Northwestern to be featured at Christian college forum

Northwestern College will be well represented when 1,200 people gather for the International Forum on Christian Higher Education in Dallas March 30–April 1.

The event, sponsored by the Council for Christian Colleges & Universities, includes three “Let Your Voice Be Heard” videos shown at plenary sessions that tell stories from across the organization’s constituency. The first four-minute video will feature Northwestern theatre professors Jeff and Karen Barker, focusing on the commitment they and the college’s theatre program have to ensemble work, servant leadership and the transformation of culture.

“The love and respect Karen and Jeff have for students is so evident, and they call all the students in the department to that as well from their example,” says senior Kristi Woodyard on the video.

“That’s the essence of those two,” adds Dr. Keith Anderson, Northwestern’s dean of spiritual formation and vocation. “It’s Jeff and Karen always teaching and loving and integrating all at the same time.”

The video concluded with this comment from Karen: “We’re trying to model artists who can do excellent work because they have a calling to a particular place and time, and if we live into that calling, the art that comes out of it can be really stunning.”

In addition, three of Northwestern’s leaders—Anderson, President Bruce Murphy and Vice President for Student Development John Brogan—will present a Saturday afternoon session on “Spiritual Formation: A New Way of Doing College.”

“Our purpose is to create a conversation about how we can recognize the essential integration that exists between academic learning, spiritual formation and the development of the person,” says Anderson. “We want to help people consider ways of knowing that will not separate prayer from thinking, social development from academic life, and formation for vocation from the development of mind and soul.

Anderson will begin by speaking from his role as a CCCU senior fellow for spiritual formation, talking about what he observes as “silos” on campuses—the problem of not seeing the “whole” of education.

Murphy plans to talk about his vision for an education that leads to wisdom.
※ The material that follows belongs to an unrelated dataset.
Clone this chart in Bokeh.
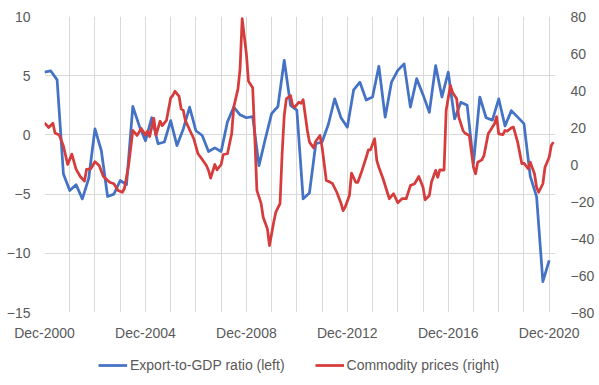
from bokeh.plotting import figure
from bokeh.layouts import column
from bokeh.models import Range1d, LinearAxis, FixedTicker, Legend, LegendItem
from bokeh.embed import file_html
from bokeh.resources import INLINE

# ---- data ----
# x positions: months since Dec-2000
tick_months = [0, 48, 96, 144, 192, 240]
tick_labels = ["Dec-2000", "Dec-2004", "Dec-2008", "Dec-2012", "Dec-2016", "Dec-2020"]
grid_months = list(range(0, 241, 12))

# Export-to-GDP ratio (left axis), quarterly Dec-2000 .. Dec-2020
export_months = list(range(0, 241, 3))
export_gdp = [5.3, 5.4, 4.65, -3.3, -4.7, -4.2, -5.4, -3.7, 0.5, -1.3, -5.2, -5.0,
              -3.85, -4.2, 2.4, 0.8, -0.5, 1.45, -0.75, -0.6, 1.2, -0.9, 0.5, 2.35,
              0.35, -0.05, -1.4, -1.1, -1.4, 1.1, 2.35, 1.7, 1.45, 1.55, -2.6, -0.35,
              1.8, 2.4, 6.3, 2.5, 2.1, -5.4, -4.9, -0.75, -0.6, 0.9, 3.05, 1.45,
              0.65, 3.8, 4.45, 2.95, 3.2, 5.8, 1.5, 4.45, 5.45, 6.0, 2.35, 4.75,
              3.4, 1.9, 5.85, 3.2, 5.3, 1.35, 2.75, 2.5, -2.4, 3.2, 1.45, 1.25,
              3.05, 0.75, 2.05, 1.5, 0.95, -3.5, -5.2, -12.4, -10.6]

# Commodity prices (right axis)
commodity_months = [0, 2, 4, 5, 7, 9, 11, 13, 15, 17, 19, 20, 22, 24, 26, 28, 31, 33, 35, 37,
                    38, 40, 42, 44, 46, 48, 49, 50, 52, 53, 55, 56, 58, 60, 61, 62, 64, 65,
                    66, 67, 69, 71, 73, 74, 77, 78, 79, 81, 82, 84, 85, 87, 89, 90, 92, 93,
                    94, 96, 97, 99, 100, 101, 103, 104, 106, 107, 109, 110, 112, 113, 114,
                    115, 117, 118, 119, 121, 122, 123, 125, 126, 128, 129, 131, 132, 133,
                    134, 136, 137, 139, 141, 142, 143, 145, 146, 148, 149, 151, 153, 154,
                    155, 157, 158, 159, 161, 163, 164, 166, 168, 170, 172, 174, 176, 178,
                    180, 181, 183, 184, 186, 187, 188, 190, 191, 193, 194, 196, 197, 199,
                    200, 202, 204, 205, 206, 208, 209, 211, 212, 214, 215, 216, 218, 219,
                    220, 222, 223, 225, 227, 228, 230, 231, 233, 234, 235, 237, 238, 240,
                    241, 242]
commodity = [22.5, 20, 22.3, 17, 16, 10, 0, 5.6, -2.5, -6.5, -9, -2.6, -2.3, 1.5, -0.5, -6.5,
             -9.6, -10.4, -14, -15, -13, -0.5, 18.4, 15.7, 19.5, 16, 18, 15.1, 25, 15.7,
             23.4, 21, 23.8, 36, 37.3, 39.6, 36.8, 30, 29.2, 23.8, 18.8, 13.9, 5.8, 4.3,
             -0.5, -3.2, -7.4, 0, -2.9, 0, 5.4, 5.8, 16.6, 31, 40.9, 51.7, 78.8, 59.8, 45,
             41.5, 15, -14, -21, -28.5, -34.8, -43.8, -31.2, -25.8, -21.2, 5.8, 26.5, 35.5,
             37.3, 31.9, 31, 33.7, 33.1, 35, 18.4, 12.1, 9, 12.6, 15.7, 9.4, 0.4, -8.6,
             -9.6, -10.4, -15, -21, -24.9, -23, -16.8, -4.7, -9.6, -9.6, -3.2, 3.9, 7.9,
             7.9, 13.9, 2.2, -1.5, -7.7, -15, -18.5, -15.8, -20.7, -18.5, -18.5, -11.4,
             -10.4, -6.5, -12.3, -19.1, -16.8, -9.6, -3.2, -6.9, -2.9, -3, 29.2, 42.7,
             39.1, 35.5, 25.6, 18.4, 16.9, 15.7, -1.5, -5, 1.2, 2.5, 4.9, 16.6, 18.4, 22,
             25.9, 16.6, 16.2, 18.4, 18, 19.8, 20.2, 12.1, 0.4, 0.7, -2.3, 1.2, -5, -12.3,
             -15, -10.4, -1.5, 3.9, 10.3, 12.1]

left_ticks = [-15, -10, -5, 0, 5, 10]
right_ticks = [-80, -60, -40, -20, 0, 20, 40, 60, 80]
series_labels = ["Export-to-GDP ratio (left)", "Commodity prices (right)"]

BLUE = "#4472C4"
RED = "#D63C3C"
GRID = "#D9D9D9"
TXT = "#595959"
FONT = "Liberation Sans"
FS = "14px"
LW = 2.75

p = figure(frame_width=511, frame_height=296, output_backend="svg", toolbar_location=None,
           x_range=Range1d(0, 243), y_range=Range1d(-15, 10),
           min_border_left=44, min_border_right=43, min_border_top=16, min_border_bottom=0)
p.extra_y_ranges = {"right": Range1d(-80, 80)}
p.outline_line_color = None
p.background_fill_color = "white"
p.border_fill_color = "white"

# axes
p.xaxis.ticker = FixedTicker(ticks=tick_months)
p.xaxis.major_label_overrides = {m: l for m, l in zip(tick_months, tick_labels)}
p.yaxis.ticker = FixedTicker(ticks=left_ticks)
ax_r = LinearAxis(y_range_name="right", ticker=FixedTicker(ticks=right_ticks))
p.add_layout(ax_r, "right")

for ax in [p.xaxis[0], p.yaxis[0], ax_r]:
    ax.axis_line_color = None
    ax.major_tick_line_color = None
    ax.minor_tick_line_color = None
    ax.major_tick_out = 0
    ax.major_tick_in = 0
    ax.major_label_text_font = FONT
    ax.major_label_text_font_size = FS
    ax.major_label_text_color = TXT
p.xaxis.major_label_standoff = 12
p.yaxis[0].major_label_standoff = 14
ax_r.major_label_standoff = 15

p.xgrid.ticker = FixedTicker(ticks=grid_months)
p.xgrid.grid_line_color = GRID
p.ygrid.ticker = FixedTicker(ticks=left_ticks)
p.ygrid.grid_line_color = GRID

p.line(export_months, export_gdp, line_color=BLUE, line_width=LW, line_join="round")
p.line(commodity_months, commodity, line_color=RED, line_width=LW, line_join="round",
       y_range_name="right")

# legend strip below the chart (series drawn off-view, only their legend samples show)
pl = figure(frame_width=598, frame_height=44, output_backend="svg", toolbar_location=None,
            x_range=Range1d(1000, 1100), y_range=Range1d(-15, 10),
            x_axis_location=None, y_axis_location=None,
            min_border_left=0, min_border_right=0, min_border_top=0, min_border_bottom=0)
pl.outline_line_color = None
pl.grid.visible = False
l1 = pl.line(export_months, export_gdp, line_color=BLUE, line_width=LW)
l2 = pl.line(commodity_months, commodity, line_color=RED, line_width=LW)
legend = Legend(items=[LegendItem(label=series_labels[0], renderers=[l1]),
                       LegendItem(label=series_labels[1], renderers=[l2])],
                orientation="horizontal", location=(98, 14),
                glyph_width=29, glyph_height=16, label_standoff=3, spacing=30,
                padding=0, margin=0, border_line_color=None, background_fill_alpha=0,
                label_text_font=FONT, label_text_font_size=FS, label_text_color=TXT)
pl.add_layout(legend)

layout = column(p, pl, spacing=0)
open("out.html", "w").write(file_html(layout, INLINE))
He will also emphasize the need to bring a new pace to higher education that allows students and faculty time to reflect and that helps to cultivate a way of life that allows for lifelong learning, not just lifelong busyness.

Brogan, a former member of Northwestern’s religion faculty, will provide observations from his perspective as an academic who is now in student development working alongside spiritual formation and academics.